Lamellar and fibrillar structure evolution of poly(ethylene terephthalate) fiber in thermal annealing

Abstract

Abstract The evolutions in lamellar and fibrillar structures of poly(ethylene terephthalate) (PET) industrial fiber during taut-ends thermal annealing were investigated mainly using synchrotron radiation small-angle X-ray scattering (SAXS). Wide-angle X-ray diffraction (WAXD) and differential scanning calorimetry (DSC) results indicated that high modulus and low shrinkage PET fiber (HMLS) had high crystallinity and perfect crystals, whereas high modulus and low elongation fiber (HMLE) possessed relatively low crystallinity and defective crystals. As annealing temperature raised, the original four-spot SAXS pattern gradually turned into the coexistence of two- and four-spot pattern, together with the enhanced scattering intensity.
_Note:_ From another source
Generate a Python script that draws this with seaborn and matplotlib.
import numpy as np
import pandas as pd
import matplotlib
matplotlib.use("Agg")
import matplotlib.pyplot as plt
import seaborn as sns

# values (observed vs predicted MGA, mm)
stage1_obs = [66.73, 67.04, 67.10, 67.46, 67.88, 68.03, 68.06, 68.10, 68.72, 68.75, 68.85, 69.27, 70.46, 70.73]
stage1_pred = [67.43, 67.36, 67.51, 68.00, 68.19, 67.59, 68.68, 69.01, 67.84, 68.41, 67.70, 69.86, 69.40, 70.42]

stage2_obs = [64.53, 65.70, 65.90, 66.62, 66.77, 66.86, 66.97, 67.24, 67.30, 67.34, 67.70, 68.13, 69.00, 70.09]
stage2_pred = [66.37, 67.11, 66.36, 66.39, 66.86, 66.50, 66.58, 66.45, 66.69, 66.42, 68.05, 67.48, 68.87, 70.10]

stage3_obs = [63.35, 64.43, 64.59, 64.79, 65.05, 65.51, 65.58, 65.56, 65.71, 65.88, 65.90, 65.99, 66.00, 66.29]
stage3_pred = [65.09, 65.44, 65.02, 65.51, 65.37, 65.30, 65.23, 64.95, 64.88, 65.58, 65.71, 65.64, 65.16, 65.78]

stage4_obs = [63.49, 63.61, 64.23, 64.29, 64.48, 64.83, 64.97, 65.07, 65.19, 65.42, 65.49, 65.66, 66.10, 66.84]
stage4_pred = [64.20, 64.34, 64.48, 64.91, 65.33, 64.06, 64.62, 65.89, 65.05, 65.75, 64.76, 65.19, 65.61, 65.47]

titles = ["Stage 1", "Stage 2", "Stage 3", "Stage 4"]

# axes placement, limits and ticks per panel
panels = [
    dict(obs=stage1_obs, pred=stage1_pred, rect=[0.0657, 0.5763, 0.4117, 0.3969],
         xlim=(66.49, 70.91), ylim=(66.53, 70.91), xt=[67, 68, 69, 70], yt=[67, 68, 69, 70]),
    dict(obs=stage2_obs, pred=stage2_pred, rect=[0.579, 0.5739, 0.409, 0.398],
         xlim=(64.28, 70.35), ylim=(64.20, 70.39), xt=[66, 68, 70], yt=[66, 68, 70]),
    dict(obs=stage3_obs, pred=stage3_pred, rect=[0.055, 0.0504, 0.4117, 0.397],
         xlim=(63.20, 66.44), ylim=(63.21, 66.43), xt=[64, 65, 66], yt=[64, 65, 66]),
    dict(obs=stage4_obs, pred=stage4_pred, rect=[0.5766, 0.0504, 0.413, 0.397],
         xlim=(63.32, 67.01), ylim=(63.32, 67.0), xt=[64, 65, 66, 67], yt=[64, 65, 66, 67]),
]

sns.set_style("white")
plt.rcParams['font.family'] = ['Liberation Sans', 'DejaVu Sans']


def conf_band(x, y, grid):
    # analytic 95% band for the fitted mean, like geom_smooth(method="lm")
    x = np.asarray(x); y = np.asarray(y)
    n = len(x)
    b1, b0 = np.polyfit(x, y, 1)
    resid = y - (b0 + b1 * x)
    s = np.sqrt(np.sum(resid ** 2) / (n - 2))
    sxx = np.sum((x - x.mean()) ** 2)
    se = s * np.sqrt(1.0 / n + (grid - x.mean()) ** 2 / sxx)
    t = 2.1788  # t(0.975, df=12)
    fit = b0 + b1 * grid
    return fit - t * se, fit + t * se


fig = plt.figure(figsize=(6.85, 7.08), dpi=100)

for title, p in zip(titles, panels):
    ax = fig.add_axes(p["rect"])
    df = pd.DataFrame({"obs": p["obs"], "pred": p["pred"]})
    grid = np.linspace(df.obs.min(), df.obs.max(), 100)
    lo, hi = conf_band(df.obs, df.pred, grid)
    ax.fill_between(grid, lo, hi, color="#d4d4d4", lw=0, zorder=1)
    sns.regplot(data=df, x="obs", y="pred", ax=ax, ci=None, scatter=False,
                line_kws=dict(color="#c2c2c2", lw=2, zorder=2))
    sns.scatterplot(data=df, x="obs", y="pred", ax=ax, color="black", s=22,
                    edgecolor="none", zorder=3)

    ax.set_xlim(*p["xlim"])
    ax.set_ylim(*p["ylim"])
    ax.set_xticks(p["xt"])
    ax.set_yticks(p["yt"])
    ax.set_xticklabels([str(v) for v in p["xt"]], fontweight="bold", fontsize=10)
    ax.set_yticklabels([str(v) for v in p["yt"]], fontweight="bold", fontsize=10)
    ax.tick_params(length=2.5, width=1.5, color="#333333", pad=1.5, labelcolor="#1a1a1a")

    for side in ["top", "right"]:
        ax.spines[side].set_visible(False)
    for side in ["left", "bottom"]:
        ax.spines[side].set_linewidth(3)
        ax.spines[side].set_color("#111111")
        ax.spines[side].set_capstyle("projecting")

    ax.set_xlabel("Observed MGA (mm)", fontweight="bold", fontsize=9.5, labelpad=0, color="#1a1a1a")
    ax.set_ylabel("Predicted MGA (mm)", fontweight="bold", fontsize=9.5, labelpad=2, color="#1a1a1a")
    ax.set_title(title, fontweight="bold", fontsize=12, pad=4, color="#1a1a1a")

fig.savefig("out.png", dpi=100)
The analysis of the lamellar peaks showed that the annealing process had a significant influence on the thickness of crystalline and amorphous region, as well as the long period at 125, 200 and 240 °C. At the same time, the lateral size of the lamellae raised, whereas the lamellar surface inclination declined. In addition, the streak scattering across the beam stop was attributed to the fibrils. Results suggested that fibrils subjected to thermal effect tended to grow in longitudinal direction and became more oriented along the fiber axis. This study might help to predict structure and property changes at high temperatures for PET fiber and any other well oriented fiber that has a lamellar and fibrillar structure.